15. It would be therefore evident that as regards the offences mentioned in the FIR, the initial charge-sheet filed was complete in all respects and therefore the petitioner cannot be entitled to default bail in that regard. It was only the discovery of the Aadhaar card which required verification and a subsequent investigation and upon discovery that it was a fake Aadhaar card which also needs to be verified, consequently offences under Section 419 and 420 of the IPC were added. This would not fall foul of the decisions noted herein above considering that an additional offence was discovered pursuant to a further investigation which is not precluded as per Section 173(8) which provides for “further investigation in respect of an offence”. This was not a case where the offence of Sections 419 and 420 was noted in the FIR and for which the charge sheet ought to have been filed within the prescribed time under Section 167(2) but a discovery of a further fact which was relatable to an additional offence which was thereafter added by a supplementary charge-sheet. The detention of the accused under Section 167(2) was in respect of offences for which the investigation was underway and in respect of which the charge-sheet was filed within the prescribed time. The discovery of yet another offence from the articles recovered from the accused would not preclude a further investigation and the addition of a charge under another offence at a subsequent stage. In Tunde Gbaja(supra), the charge-sheet was filed pertaining only to the offences under the Foreigners Act within a prescribed time but for the other offences under the Official Secrets Acts, IPC etc., the supplementary chargesheet was filed later.

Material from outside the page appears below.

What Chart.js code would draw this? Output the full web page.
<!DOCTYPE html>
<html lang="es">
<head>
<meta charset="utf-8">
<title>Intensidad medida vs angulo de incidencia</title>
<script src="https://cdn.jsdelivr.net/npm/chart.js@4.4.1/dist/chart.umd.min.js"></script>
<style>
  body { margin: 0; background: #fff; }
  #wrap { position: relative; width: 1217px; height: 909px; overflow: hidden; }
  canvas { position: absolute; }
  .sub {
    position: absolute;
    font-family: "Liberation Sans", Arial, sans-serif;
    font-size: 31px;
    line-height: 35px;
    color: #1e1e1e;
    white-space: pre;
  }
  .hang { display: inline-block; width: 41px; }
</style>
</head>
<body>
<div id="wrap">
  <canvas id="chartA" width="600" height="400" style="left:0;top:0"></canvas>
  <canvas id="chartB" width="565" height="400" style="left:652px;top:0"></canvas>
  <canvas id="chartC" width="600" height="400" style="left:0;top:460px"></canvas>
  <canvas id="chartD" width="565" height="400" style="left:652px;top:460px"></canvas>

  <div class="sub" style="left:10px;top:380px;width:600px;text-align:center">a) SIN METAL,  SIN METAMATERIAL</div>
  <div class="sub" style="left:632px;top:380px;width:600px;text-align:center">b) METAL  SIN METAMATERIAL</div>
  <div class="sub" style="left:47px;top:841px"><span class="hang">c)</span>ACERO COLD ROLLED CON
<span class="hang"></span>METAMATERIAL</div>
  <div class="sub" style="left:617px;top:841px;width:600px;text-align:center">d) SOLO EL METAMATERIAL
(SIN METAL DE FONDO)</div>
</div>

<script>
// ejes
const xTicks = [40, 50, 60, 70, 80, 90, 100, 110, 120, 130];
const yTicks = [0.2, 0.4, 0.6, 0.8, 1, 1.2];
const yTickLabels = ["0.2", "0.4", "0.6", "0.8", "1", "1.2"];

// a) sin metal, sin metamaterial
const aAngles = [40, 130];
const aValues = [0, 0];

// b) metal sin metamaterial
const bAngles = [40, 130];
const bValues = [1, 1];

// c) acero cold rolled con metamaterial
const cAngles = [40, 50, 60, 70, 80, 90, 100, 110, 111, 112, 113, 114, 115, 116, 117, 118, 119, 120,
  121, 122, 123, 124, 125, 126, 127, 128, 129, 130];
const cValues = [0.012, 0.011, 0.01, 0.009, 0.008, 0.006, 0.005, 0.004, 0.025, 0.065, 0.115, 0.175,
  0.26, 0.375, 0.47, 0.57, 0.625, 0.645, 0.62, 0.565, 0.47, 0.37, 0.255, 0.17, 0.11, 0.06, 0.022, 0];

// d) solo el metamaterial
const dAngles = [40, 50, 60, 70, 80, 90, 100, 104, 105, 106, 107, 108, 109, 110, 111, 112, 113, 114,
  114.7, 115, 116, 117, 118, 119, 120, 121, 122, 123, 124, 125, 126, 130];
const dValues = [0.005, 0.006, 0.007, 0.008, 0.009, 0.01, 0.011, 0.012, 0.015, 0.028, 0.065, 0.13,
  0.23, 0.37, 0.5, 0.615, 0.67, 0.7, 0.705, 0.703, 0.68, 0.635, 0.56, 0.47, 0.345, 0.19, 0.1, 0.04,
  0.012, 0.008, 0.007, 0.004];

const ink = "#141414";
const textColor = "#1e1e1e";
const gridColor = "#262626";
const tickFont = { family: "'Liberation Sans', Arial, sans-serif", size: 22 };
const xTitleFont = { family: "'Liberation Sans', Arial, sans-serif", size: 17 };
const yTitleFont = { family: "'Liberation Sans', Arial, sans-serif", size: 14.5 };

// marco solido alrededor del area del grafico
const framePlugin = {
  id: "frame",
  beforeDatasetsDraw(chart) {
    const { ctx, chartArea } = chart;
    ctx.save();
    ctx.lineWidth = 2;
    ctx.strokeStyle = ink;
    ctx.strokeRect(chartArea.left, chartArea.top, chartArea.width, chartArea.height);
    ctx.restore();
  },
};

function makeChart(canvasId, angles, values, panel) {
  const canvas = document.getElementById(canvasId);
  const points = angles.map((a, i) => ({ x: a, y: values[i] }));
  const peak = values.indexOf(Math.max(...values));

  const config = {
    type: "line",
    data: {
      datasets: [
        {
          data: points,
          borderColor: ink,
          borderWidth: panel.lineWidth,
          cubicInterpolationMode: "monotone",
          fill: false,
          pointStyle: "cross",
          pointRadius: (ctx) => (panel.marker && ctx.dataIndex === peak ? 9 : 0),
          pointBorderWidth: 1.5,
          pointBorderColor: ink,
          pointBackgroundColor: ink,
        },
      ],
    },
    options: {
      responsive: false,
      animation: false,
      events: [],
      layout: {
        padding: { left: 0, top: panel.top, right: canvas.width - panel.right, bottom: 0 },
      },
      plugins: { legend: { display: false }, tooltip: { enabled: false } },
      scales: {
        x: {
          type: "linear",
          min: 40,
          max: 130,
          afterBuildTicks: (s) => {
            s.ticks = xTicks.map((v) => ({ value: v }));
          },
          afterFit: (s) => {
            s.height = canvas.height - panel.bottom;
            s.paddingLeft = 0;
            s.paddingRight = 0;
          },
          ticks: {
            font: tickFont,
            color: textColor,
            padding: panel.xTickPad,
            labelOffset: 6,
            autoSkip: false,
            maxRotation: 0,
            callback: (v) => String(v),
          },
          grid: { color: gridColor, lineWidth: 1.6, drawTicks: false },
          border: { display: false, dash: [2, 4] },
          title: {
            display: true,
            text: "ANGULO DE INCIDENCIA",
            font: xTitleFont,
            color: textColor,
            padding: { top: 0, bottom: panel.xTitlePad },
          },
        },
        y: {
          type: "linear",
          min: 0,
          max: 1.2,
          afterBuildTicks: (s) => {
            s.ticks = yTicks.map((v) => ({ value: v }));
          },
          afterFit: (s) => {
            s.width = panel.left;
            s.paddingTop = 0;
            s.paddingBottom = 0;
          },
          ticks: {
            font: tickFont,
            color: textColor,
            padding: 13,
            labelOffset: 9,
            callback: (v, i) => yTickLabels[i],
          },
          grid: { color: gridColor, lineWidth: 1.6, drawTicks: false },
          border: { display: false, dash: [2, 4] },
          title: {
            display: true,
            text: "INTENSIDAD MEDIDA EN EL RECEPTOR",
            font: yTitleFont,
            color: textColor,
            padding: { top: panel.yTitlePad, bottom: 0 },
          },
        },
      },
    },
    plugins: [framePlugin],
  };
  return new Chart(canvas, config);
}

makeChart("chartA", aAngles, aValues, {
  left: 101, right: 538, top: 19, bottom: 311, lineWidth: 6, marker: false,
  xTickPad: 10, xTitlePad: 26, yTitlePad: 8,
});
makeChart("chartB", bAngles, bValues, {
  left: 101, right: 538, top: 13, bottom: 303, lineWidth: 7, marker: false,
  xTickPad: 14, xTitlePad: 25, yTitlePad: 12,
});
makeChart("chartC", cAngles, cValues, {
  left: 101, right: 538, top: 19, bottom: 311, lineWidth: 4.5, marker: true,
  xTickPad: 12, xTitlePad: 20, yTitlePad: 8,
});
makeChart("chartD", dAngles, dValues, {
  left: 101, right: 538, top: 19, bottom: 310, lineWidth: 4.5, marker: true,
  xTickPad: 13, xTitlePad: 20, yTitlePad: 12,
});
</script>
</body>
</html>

In the said case, the FIR was registered against the accused for offences punishable under Sections 120B, 489A to 489E of the IPC. It was later discovered that he was in violation of the provision of the Foreigners Act, wherein charge-sheet was filed within the stipulated time of 60 days. Therefore, the decision in Tunde Gbaja was distinguishable and in the considered opinion of this Court, the petitioner would not be entitled to seeking default bail.
16. As regards the issue of regular bail, it is noted that the petitioner has not sought the relief of regular bail in the instant petition and an oral prayer was made in this regard by the Ld. Counsel for the petitioner particularly in light of the serious medical condition of the wife of the petitioner. The petitioner is at liberty to move a petition seeking regular bail which will be considered on its own merits by the court before which it is presented. It is clarified and reiterated that this decision deals only with the instant petition where the prayer for statutory bail has been made.
17. Needless to state, but any observation touching the merits of the case is purely for the purposes of deciding the question of grant of statutory bail and shall not be construed as an expression on merits of the matter.
18. Accordingly, the petition is dismissed. The petitioner is not entitled to statutory bail and is at liberty to move for regular bail, if so desired. Pending applications (if any) are disposed of as infructuous.
19. Copy of the order be sent to the Jail Superintendent for information and necessary compliance.
20. Order/Judgment be uploaded on the website of this Court.